Fimela.com, Jakarta Setiap orang punya kisah cinta yang unik. Ada yang penuh warna-warni bahagia tapi ada juga yang diselimuti duka. Bahkan ada yang memberi pelajaran berharga dalam hidup dan menciptakan perubahan besar. Setiap kisah cinta selalu menjadi bagian yang tak terlupakan dari kehidupan seseorang. Seperti kisah Sahabat Fimela yang disertakan dalam Lomba My Love Life Matters ini.
***
Oleh: Rian Andini - Samarinda
Saya yakin teman-teman semua pastilah pernah merasakan cinta di masa kanak-kanak. Di mana rasa ketertarikan di masa kecil tak diartikan sebagai sebuah penderitaan, hanya sebatas rasa bahagia karena menemukan teman bermain yang menyenangkan. Hanya sebatas itu yang saya bisa ingat tentang cinta di masa lalu saya.
Namun, apa mau dikata, saya diharuskan bertemu lagi dengan teman saya ini setelah hampir 20 tahun. Ketika itu, saya sedang menyelesaikan tugas akhir dan sedang berlibur di rumah nenek.
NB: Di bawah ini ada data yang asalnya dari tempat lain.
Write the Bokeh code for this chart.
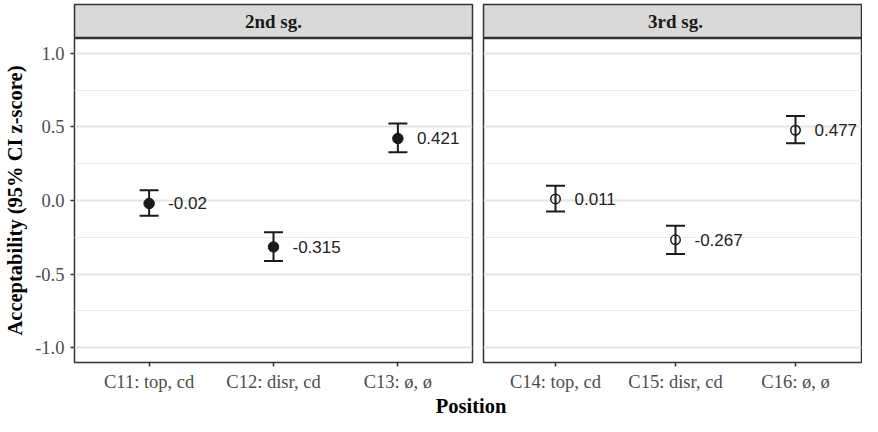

Ketika sedang berjalan bersama sepupu ada seorang laki-laki yang lumayan ganteng berjalan menemui saya.
Saya yang waktu itu jelas tidak mengenalnya hanya bisa tersenyum saat ia berusaha menjelaskan identitasnya sebagai teman masa kecil saya. Saya waktu itu malu sekali. Karena sosok diri saya di waktu kecil cukup menyebalkan dan suka mengganggu. Rasanya saya kembali mengingat momen di mana saya dan dirinya sering berkelahi hanya karena merebutkan mainan pedang-pedangan yang terbuat dari daun kelapa.
Namun, kehangatannya waktu itu menepis rasa malu saya. Perlahan, saya menyadari rasa gugup yang semakin meletup karena tak pernah menyangka bahwa anak laki-laki kecil yang dulunya hitam dan jelek bisa berubah menyerupai artis yang main FTV.
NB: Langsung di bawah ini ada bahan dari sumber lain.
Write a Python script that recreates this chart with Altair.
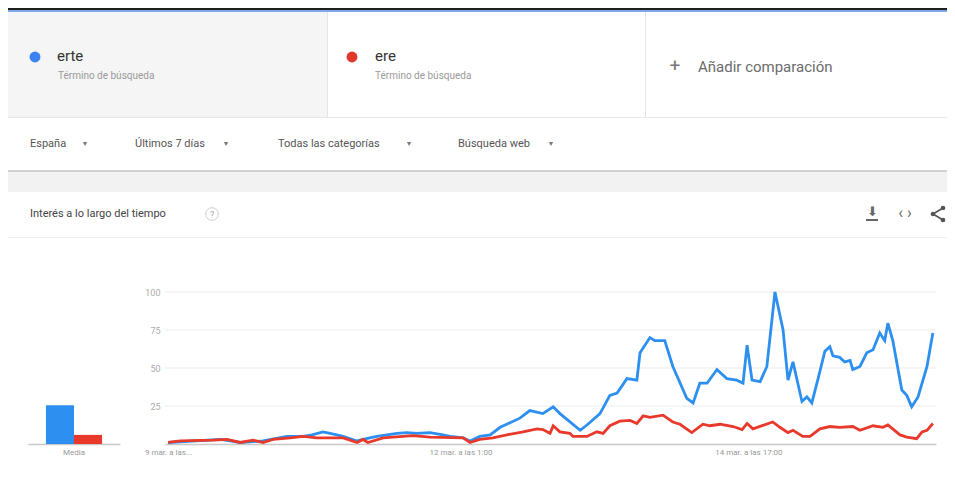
import altair as alt
import pandas as pd

# ---------------- data ----------------
series = ["erte", "ere"]
series_colors = ["#2d8ff0", "#e8392b"]
media_values = [25.5, 6]

# hours since the first sample (9 mar.)
erte_hours = [0, 11.6, 13.8, 16, 21.1, 26.4, 30, 32, 34.4, 36, 38.9, 42, 43.3, 46.4, 50.9,
              53.1, 55.3, 58.2, 61.1, 62.7, 65.6, 67.1, 69.3, 71.6, 73.8, 76, 78.2, 80.4,
              83.3, 85.6, 87.1, 91.6, 93.1, 96, 98.2, 99.8, 102, 104.2, 104.9, 107.1, 108.2,
              110.4, 112.2, 115.3, 116.7, 118.2, 119.8, 122, 124.2, 126.4, 127.8, 128.7,
              129.8, 131.6, 133.1, 134.9, 136.7, 137.8, 138.9, 140.9, 142, 143.1, 144.4,
              146, 147.1, 147.8, 149.3, 150.4, 151.6, 152.2, 153.8, 155.3, 156.7, 158.2,
              159.3, 160, 161.1, 163.1, 164.2, 165.3, 166.7, 168.7, 170]
erte_values = [1, 3, 2, 1, 2, 5, 5, 6, 8, 7, 5, 2, 3, 5, 7,
               7.5, 7, 7.5, 6, 5, 4, 2, 5, 6, 11, 14, 17, 22,
               20, 24.5, 20, 9, 12.5, 20, 32, 33.5, 43, 42, 60, 70, 68,
               68, 51, 30, 27, 40, 40, 49, 43, 42, 40, 65,
               42, 41, 51, 100, 75, 42, 54, 28, 31, 27, 42,
               61, 64, 58, 57, 54, 55, 49, 51, 60, 62, 73,
               68, 79.5, 68, 35.5, 32, 24.5, 31, 51, 73]

ere_hours = [0, 2.7, 10, 13.1, 16, 18.9, 21.1, 23.3, 27.1, 30, 33.1, 38.9, 42, 43.3, 44.4,
             47.8, 54.4, 58.2, 65.6, 67.1, 69.3, 72.2, 75.3, 78.9, 82, 83.3, 84.9, 85.6,
             87.1, 89.3, 90, 93.1, 95.3, 96.7, 98.2, 100.4, 102.7, 104.2, 105.6, 107.1,
             110, 112.2, 113.8, 116.4, 118.9, 120.4, 122.7, 125.6, 127.6, 128.7, 130,
             134.4, 136, 137.8, 138.9, 141.1, 142.7, 144.9, 147.1, 149.3, 152.2, 153.8,
             156.7, 158.9, 160, 162.7, 164.2, 166.4, 167.6, 168.7, 170]
ere_values = [1, 2, 2.5, 3, 1, 2.5, 1, 3, 4, 5, 4, 4, 1, 3, 1,
              4, 5.5, 4.5, 4, 1, 3, 4, 6, 8, 10, 9.5, 7, 12,
              8, 7, 5, 5, 8, 7, 12, 15, 15.5, 13.5, 18.5, 17.5,
              19, 14.5, 13, 7.5, 13, 12, 13, 11.5, 9.5, 13.5, 10,
              14.5, 11, 7.5, 9, 5, 5, 10, 11.5, 11, 11.5, 9,
              12, 11, 12.5, 6, 4.5, 3.5, 8, 9, 13.5]

x_tick_values = [0, 65, 129]
x_tick_labels = ["9 mar. a las...", "12 mar. a las 1:00", "14 mar. a las 17:00"]
y_tick_values = [25, 50, 75, 100]

# ---------------- tables ----------------
line_df = pd.concat([
    pd.DataFrame({"hour": erte_hours, "value": erte_values, "series": "erte"}),
    pd.DataFrame({"hour": ere_hours, "value": ere_values, "series": "ere"}),
], ignore_index=True)
bar_df = pd.DataFrame({"cat": "Media", "series": series, "value": media_values})
grid_df = pd.DataFrame({"value": y_tick_values})
one = pd.DataFrame({"a": [0]})

FONT = "Roboto"
# page position of the plot origin (top-left of the line plot area)
OX, OY = 165, 292
PLOT_W, PLOT_H = 771, 152

label_expr = "''"
for v, l in reversed(list(zip(x_tick_values, x_tick_labels))):
    label_expr = f"datum.value == {v} ? '{l}' : {label_expr}"

color_scale = alt.Scale(domain=series, range=series_colors)
y_scale = alt.Scale(domain=[0, 100], nice=False)
y_axis = alt.Axis(values=y_tick_values, grid=False, domain=False, ticks=False,
                  labelColor="#aaa", labelFontSize=9, labelFont=FONT, labelPadding=5, title=None)


def rect(x1, y1, x2, y2, color):
    return alt.Chart(one).mark_rect(color=color).encode(
        x=alt.value(x1 - OX), x2=alt.value(x2 - OX),
        y=alt.value(y1 - OY), y2=alt.value(y2 - OY))


def seg(x1, y1, x2, y2, color, w=1.6):
    return alt.Chart(one).mark_rule(color=color, strokeWidth=w).encode(
        x=alt.value(x1 - OX), x2=alt.value(x2 - OX),
        y=alt.value(y1 - OY), y2=alt.value(y2 - OY))


def txt(s, x, y, size, color, align="left", weight="normal"):
    return alt.Chart(one).mark_text(
        text=s, align=align, baseline="middle", fontSize=size, color=color,
        font=FONT, fontWeight=weight).encode(x=alt.value(x - OX), y=alt.value(y - OY))


def dot(x, y, color, size=120):
    return alt.Chart(one).mark_circle(color=color, size=size, opacity=1).encode(
        x=alt.value(x - OX), y=alt.value(y - OY))


bg = [
    rect(0, 8, 960, 10, "#1e1e1e"),
    rect(0, 10, 960, 12, "#7fa9e6"),
    rect(8, 12, 327, 117, "#f5f5f5"),
    rect(327, 12, 328, 117, "#e4e4e4"),
    rect(645, 12, 646, 117, "#e4e4e4"),
    rect(0, 117, 960, 118, "#e8e8e8"),
    rect(0, 170, 960, 172, "#d2d2d2"),
    rect(0, 172, 960, 192, "#f2f2f2"),
    rect(0, 237, 960, 238, "#efefef"),
    rect(866, 219, 878, 221, "#666"),
]

texts = [
    dot(35, 57, "#3d82f2"),
    txt("erte", 57, 56, 15, "#333"),
    txt("Término de búsqueda", 58, 76, 10, "#9a9a9a"),
    dot(352, 57, "#e0392c"),
    txt("ere", 375, 56, 15, "#333"),
    txt("Término de búsqueda", 375, 76, 10, "#9a9a9a"),
    txt("+", 675, 66, 19, "#777", align="center"),
    txt("Añadir comparación", 698, 67, 15, "#6b6b6b"),
    txt("España", 30, 144, 11, "#555"),
    txt("▼", 85, 144, 7, "#777", align="center"),
    txt("Últimos 7 días", 135, 144, 11, "#555"),
    txt("▼", 226, 144, 7, "#777", align="center"),
    txt("Todas las categorías", 278, 144, 11, "#555"),
    txt("▼", 409, 144, 7, "#777", align="center"),
    txt("Búsqueda web", 458, 144, 11, "#555"),
    txt("▼", 551, 144, 7, "#777", align="center"),
    txt("Interés a lo largo del tiempo", 30, 214, 11, "#444"),
    alt.Chart(one).mark_point(shape="circle", filled=False, size=160, color="#bbb",
                              strokeWidth=1).encode(x=alt.value(212 - OX), y=alt.value(214 - OY)),
    txt("?", 212, 214.5, 9, "#aaa", align="center"),
    txt("⬇", 872, 212, 13, "#666", align="center"),
    txt("‹ ›", 905, 213, 16, "#666", align="center"),
    seg(933, 214, 943, 208, "#555"),
    seg(933, 214, 943, 220, "#555"),
    dot(933, 214, "#555", size=22),
    dot(943, 208, "#555", size=22),
    dot(943, 220, "#555", size=22),
]

grid = alt.Chart(grid_df).mark_rule(color="#ebebeb", strokeWidth=1).encode(
    y=alt.Y("value:Q", scale=y_scale, axis=y_axis),
    x=alt.value(0), x2=alt.value(PLOT_W),
)

bars = alt.Chart(bar_df).mark_bar().encode(
    x=alt.X("cat:N", title=None,
            scale=alt.Scale(range=[28 - OX, 120 - OX], paddingOuter=0.32, paddingInner=0),
            axis=alt.Axis(orient="bottom", labelAngle=0, ticks=False, grid=False,
                          domainColor="#c8c8c8", domainWidth=1.5, labelColor="#999",
                          labelFontSize=8, labelFont=FONT, labelPadding=4)),
    xOffset=alt.XOffset("series:N", sort=series, scale=alt.Scale(paddingInner=0, paddingOuter=0)),
    y=alt.Y("value:Q", stack=None, scale=y_scale, axis=y_axis),
    color=alt.Color("series:N", scale=color_scale, legend=None),
)

lines = alt.Chart(line_df).mark_line(strokeWidth=2.8).encode(
    x=alt.X("hour:Q", title=None, scale=alt.Scale(domain=[-0.7, 170.7], nice=False, zero=False),
            axis=alt.Axis(orient="bottom", values=x_tick_values, labelExpr=label_expr, ticks=False,
                          grid=False, domainColor="#c8c8c8", domainWidth=1.5, labelColor="#999",
                          labelFontSize=8, labelFont=FONT, labelPadding=4, labelFlush=False,
                          labelOverlap=False)),
    y=alt.Y("value:Q", scale=y_scale, axis=y_axis),
    color=alt.Color("series:N", scale=color_scale, legend=None, sort=series),
    order=alt.Order("series:N"),
)

chart = alt.layer(*bg, grid, bars, lines, *texts).resolve_scale(x="independent").properties(
    width=PLOT_W, height=PLOT_H,
    autosize=alt.AutoSizeParams(type="none"),
    padding={"left": OX - 8, "top": OY - 8, "right": 939 - (OX - 8) - PLOT_W,
             "bottom": 483 - (OY - 8) - PLOT_H},
    background="white",
).configure_view(stroke=None)

chart.save("out.html", embed_options={"renderer": "svg", "actions": False})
Saya mendadak betah dan ingin berada di rumah nenek selamanya. Kami hanya berkomunikasi sekali itu. Tak ada pertanyaan soal akun media sosial apalagi nomor handphone.
Saya sempat menduga bahwa jangan-jangan yang merasakan perasaan ini hanya saya sendiri. Teman saya yang menjadi tempat curhat juga mengatakan begitu, bahwasannya kemungkinan besar hanya saya yang merasa begitu. Sedangkan ia tidak merasakan apa-apa karena saya tetap pas-pasan sedari kecil. Pas manis dan cantiknya, hehehe.
Akhirnya, tibalah pertemuan kedua kami. Kebetulan orangtua dan keluarga besar saya adalah sahabat orangtua teman lelaki ganteng saya. Jadi, kami sekeluarga sengaja bertandang ke rumahnya.
Pertemuan Itu Hanya Sepintas Lalu
Ia terlihat gugup, bagi penglihatan saya waktu itu. Entah juga, mungkin sebenarnya saya yang gugup namun tidak mau mengaku. Tapi yang pasti ia terlihat begitu gagah dalam balutan baju berwarna putih sambil menenteng sekantung penuh buah rambutan yang ia sodorkan pada saya. Saya girang bukan kepalang, tapi tetap menahan diri agar tak terlihat begitu memalukan.
Waktu berlalu, saya akhirnya kembali ke kampus tanpa membawa apa pun kecuali kantong plastik kosong bekas buah rambutan. Waktu terus berputar sampai akhirnya saya menemukan jalan untuk menikah dengan laki-laki lain, bukan dengan teman masa kecil yang tak pernah ada kabarnya.
Menjelang pernikahan, sepupu saya bercerita bahwa teman masa kecil saya itu menanyakan dan meminta nomor kontak saya padanya. Bahkan, ia mengatakan bahwa ia menyukai saya dan meminta sepupu saya untuk menyampaikan pesan itu kepada saya.
Mungkin yang namanya masa lalu memang harus jadi sekadar kenangan. Buat saya, cerita itu cukup menjadi salah satu warna dalam kehidupan. Tak perlu disesali apalagi sampai menyalahkan sepupu yang baru menyampaikan menjelang pernikahan saya dengan orang lain.
Mungkin teman masa kecil saya yang berubah jadi ganteng itu adalah salah satu manusia yang ditakdirkan hanya untuk sekadar lewat dalam kehidupan saya. Saya merasa cukup dengan semua itu. Dan akhir kata, saya ucapkan selamat menikah untuk teman masa kecil yang ganteng.